Supplied records>
## BEGIN
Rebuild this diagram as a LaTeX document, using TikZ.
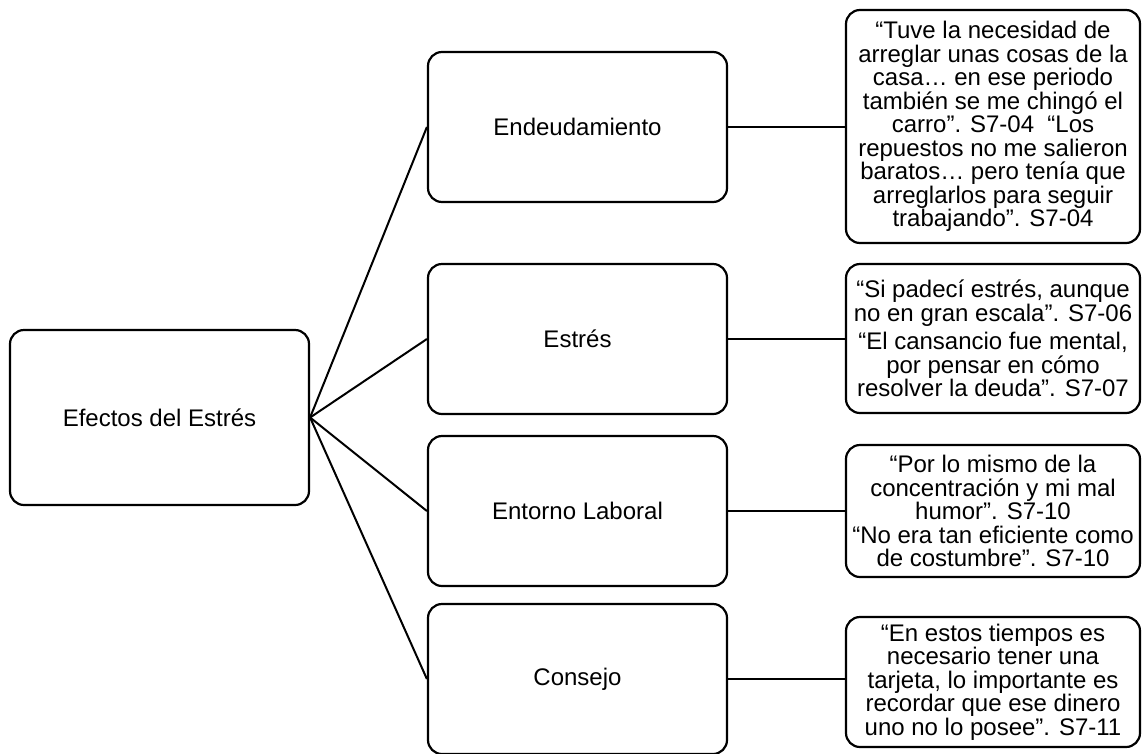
## END
## BEGIN
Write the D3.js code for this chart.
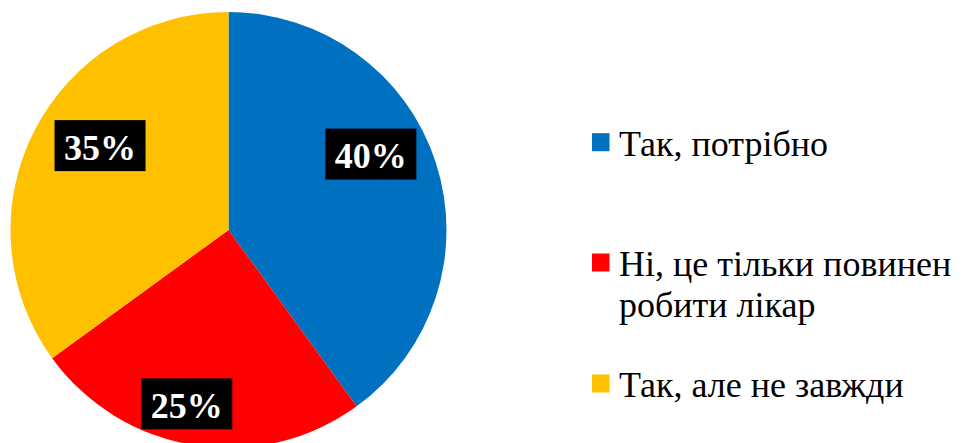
## END
## BEGIN
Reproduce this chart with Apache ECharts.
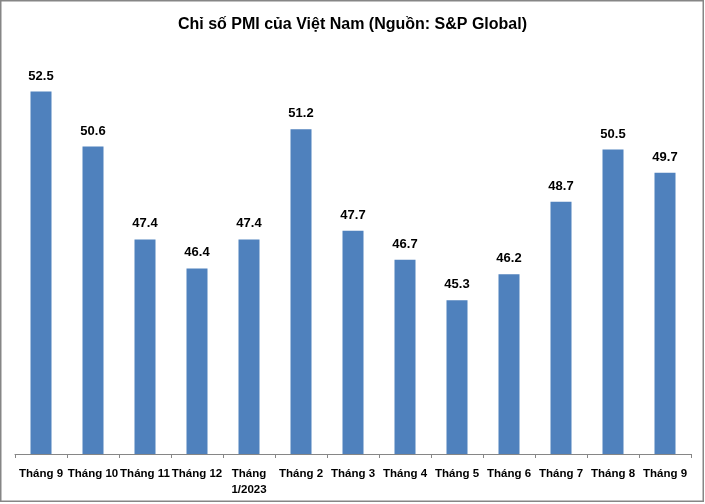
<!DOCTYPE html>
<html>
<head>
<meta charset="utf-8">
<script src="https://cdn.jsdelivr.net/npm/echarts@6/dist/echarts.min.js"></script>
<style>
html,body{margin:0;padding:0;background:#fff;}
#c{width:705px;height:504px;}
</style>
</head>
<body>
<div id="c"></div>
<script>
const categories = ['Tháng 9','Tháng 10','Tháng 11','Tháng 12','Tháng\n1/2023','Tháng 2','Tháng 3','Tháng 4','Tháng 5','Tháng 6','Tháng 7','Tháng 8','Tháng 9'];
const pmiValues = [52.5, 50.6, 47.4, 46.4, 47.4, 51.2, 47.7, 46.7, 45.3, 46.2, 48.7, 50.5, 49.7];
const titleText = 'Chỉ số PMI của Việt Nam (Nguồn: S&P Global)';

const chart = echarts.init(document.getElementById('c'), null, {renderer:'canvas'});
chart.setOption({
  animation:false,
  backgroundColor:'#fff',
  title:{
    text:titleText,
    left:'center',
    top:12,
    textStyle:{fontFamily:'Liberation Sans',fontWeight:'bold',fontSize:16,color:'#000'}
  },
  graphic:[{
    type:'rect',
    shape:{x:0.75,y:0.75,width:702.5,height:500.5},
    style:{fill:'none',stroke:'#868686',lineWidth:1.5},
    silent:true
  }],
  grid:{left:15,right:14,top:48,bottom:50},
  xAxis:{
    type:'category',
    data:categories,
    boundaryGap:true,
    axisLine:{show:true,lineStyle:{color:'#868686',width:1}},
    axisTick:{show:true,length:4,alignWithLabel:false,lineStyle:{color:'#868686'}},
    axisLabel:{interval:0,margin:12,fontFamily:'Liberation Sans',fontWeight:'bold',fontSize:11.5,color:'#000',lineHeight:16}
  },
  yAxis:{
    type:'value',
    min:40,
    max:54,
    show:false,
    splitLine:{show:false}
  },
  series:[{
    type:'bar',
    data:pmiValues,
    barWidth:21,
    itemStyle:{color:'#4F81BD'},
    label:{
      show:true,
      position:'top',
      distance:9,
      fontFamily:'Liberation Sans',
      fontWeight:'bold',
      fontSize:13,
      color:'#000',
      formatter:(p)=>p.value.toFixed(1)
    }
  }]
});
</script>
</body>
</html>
## END
To do>
Count every line in the preceding entries where the string "this" appears, then state only the total.

Full output>
3